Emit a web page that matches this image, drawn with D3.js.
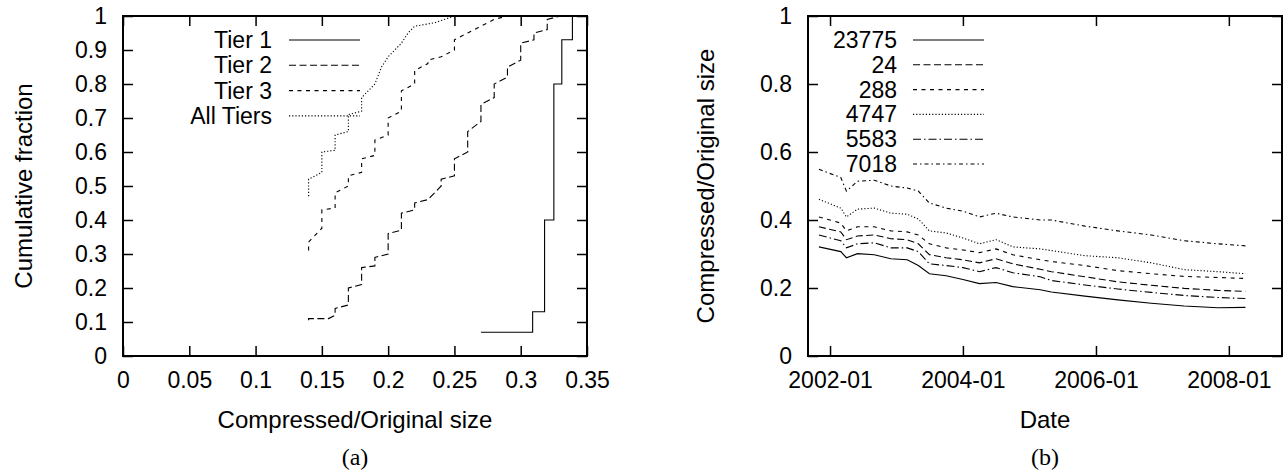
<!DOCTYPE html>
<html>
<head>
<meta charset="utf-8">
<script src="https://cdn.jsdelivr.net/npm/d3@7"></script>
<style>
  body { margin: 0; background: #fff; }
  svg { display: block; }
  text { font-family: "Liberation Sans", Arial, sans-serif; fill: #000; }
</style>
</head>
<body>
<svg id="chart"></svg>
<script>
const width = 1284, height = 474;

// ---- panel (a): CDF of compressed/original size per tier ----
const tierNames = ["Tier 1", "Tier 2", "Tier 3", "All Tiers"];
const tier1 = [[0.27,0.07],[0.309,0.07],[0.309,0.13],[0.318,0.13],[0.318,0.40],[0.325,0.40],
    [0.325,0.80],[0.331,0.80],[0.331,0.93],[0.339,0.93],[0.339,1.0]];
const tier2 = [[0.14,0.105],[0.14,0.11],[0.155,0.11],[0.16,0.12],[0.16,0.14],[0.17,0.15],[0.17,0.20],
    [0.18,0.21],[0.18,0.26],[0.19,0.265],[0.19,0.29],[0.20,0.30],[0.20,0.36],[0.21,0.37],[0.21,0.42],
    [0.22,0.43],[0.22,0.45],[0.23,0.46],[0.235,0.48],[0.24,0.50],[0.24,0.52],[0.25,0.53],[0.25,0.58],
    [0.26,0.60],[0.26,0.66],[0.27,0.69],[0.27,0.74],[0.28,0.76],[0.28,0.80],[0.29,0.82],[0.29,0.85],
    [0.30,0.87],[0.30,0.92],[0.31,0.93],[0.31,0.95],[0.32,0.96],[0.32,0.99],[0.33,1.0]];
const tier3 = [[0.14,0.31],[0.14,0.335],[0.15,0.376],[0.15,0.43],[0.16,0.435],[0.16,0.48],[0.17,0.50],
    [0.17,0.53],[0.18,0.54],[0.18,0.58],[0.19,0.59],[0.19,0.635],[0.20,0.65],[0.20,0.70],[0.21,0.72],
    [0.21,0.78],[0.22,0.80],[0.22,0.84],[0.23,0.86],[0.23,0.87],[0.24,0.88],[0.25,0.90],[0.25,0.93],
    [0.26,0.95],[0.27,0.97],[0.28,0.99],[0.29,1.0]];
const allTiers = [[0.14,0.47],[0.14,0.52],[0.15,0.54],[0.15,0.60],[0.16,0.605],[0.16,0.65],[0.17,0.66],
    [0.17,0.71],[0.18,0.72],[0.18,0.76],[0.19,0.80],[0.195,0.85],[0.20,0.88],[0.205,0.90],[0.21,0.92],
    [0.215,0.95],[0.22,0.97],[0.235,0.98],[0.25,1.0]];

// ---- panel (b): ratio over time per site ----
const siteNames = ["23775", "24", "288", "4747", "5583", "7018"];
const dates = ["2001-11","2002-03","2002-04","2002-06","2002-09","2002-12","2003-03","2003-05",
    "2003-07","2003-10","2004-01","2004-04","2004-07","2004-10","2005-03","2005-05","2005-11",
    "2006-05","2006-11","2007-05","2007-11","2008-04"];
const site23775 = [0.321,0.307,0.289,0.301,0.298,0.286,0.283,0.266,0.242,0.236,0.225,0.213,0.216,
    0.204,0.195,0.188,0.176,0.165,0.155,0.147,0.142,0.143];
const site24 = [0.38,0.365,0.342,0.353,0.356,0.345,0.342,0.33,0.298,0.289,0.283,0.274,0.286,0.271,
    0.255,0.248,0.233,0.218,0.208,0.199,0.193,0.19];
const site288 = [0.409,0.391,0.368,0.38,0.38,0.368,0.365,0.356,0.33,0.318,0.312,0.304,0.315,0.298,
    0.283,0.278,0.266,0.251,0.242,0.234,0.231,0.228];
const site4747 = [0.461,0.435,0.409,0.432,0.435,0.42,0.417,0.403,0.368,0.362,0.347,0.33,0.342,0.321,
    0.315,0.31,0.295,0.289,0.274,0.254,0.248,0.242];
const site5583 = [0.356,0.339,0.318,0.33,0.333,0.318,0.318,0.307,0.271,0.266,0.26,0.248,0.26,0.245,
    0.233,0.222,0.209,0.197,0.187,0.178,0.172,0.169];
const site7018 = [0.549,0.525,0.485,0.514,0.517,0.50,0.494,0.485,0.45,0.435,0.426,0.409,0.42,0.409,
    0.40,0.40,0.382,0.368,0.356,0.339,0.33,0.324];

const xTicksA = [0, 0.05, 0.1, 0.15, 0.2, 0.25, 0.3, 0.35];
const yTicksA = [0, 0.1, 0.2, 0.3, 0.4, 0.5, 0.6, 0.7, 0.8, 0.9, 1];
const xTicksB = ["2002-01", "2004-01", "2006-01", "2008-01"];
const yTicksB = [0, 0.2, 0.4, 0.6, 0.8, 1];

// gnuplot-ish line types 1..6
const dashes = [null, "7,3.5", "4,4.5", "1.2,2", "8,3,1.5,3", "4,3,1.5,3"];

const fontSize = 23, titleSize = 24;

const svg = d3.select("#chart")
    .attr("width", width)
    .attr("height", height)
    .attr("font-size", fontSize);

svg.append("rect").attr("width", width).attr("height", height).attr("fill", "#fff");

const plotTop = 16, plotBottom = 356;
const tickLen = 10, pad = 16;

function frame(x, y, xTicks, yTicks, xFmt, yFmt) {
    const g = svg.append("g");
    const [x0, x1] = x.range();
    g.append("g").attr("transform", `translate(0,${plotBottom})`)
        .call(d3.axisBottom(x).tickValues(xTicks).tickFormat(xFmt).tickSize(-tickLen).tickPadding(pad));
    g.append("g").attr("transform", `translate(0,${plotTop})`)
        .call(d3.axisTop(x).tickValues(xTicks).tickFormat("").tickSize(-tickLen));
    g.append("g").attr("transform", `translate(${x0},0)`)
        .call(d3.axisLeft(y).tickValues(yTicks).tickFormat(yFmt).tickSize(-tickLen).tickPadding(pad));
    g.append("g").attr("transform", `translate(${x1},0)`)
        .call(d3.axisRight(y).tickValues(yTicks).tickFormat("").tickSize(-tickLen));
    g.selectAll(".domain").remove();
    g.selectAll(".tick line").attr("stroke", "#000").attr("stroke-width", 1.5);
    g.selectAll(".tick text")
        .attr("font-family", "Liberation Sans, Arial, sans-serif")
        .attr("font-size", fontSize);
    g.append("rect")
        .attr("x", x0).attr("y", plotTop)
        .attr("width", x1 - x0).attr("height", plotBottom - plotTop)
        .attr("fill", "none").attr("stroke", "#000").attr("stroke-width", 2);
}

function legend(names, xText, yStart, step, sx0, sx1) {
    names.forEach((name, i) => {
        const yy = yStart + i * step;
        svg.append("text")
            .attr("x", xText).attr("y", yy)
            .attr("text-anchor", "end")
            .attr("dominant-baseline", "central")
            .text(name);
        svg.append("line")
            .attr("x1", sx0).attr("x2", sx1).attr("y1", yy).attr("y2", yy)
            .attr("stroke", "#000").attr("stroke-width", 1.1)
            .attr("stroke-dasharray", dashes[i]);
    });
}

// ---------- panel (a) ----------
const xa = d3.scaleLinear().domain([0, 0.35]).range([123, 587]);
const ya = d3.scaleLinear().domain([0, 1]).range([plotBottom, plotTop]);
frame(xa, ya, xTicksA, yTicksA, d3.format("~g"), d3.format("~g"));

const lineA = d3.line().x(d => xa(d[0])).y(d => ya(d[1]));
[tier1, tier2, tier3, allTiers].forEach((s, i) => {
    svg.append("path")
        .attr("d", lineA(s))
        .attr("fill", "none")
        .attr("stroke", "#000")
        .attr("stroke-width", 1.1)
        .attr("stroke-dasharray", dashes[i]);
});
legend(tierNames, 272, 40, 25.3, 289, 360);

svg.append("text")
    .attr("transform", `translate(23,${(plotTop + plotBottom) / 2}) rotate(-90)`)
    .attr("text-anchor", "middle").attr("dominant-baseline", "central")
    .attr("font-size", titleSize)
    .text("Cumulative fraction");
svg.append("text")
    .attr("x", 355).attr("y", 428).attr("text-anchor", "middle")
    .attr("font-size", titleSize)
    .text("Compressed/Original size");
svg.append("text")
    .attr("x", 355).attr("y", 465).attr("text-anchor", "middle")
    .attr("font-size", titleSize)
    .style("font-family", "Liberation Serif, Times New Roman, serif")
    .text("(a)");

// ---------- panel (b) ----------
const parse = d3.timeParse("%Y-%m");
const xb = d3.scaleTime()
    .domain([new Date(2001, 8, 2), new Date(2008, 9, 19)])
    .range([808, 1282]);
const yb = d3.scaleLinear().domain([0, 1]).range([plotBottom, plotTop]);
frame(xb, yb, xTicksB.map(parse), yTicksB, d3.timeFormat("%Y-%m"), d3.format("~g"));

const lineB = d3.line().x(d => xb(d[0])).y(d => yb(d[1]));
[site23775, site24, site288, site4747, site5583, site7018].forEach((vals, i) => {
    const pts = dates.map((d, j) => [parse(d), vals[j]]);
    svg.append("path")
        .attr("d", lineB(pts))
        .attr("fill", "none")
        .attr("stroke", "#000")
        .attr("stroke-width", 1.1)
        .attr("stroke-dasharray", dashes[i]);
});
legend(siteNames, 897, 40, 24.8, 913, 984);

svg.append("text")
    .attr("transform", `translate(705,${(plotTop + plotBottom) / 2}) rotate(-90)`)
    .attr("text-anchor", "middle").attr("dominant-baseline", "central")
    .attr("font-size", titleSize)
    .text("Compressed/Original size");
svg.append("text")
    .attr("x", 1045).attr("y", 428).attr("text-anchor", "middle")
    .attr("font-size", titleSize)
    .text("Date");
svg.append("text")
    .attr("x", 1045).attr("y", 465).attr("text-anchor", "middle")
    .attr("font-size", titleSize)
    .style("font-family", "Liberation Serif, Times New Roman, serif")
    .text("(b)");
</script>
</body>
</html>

- Stated problem: Reproduce only the lines from the beginning of the data through the line that contains "const width = 1284, height = 474;", both included, and please drop the pictures.

- Reply to the task:
Emit a web page that matches this image, drawn with D3.js.
<!DOCTYPE html>
<html>
<head>
<meta charset="utf-8">
<script src="https://cdn.jsdelivr.net/npm/d3@7"></script>
<style>
  body { margin: 0; background: #fff; }
  svg { display: block; }
  text { font-family: "Liberation Sans", Arial, sans-serif; fill: #000; }
</style>
</head>
<body>
<svg id="chart"></svg>
<script>
const width = 1284, height = 474;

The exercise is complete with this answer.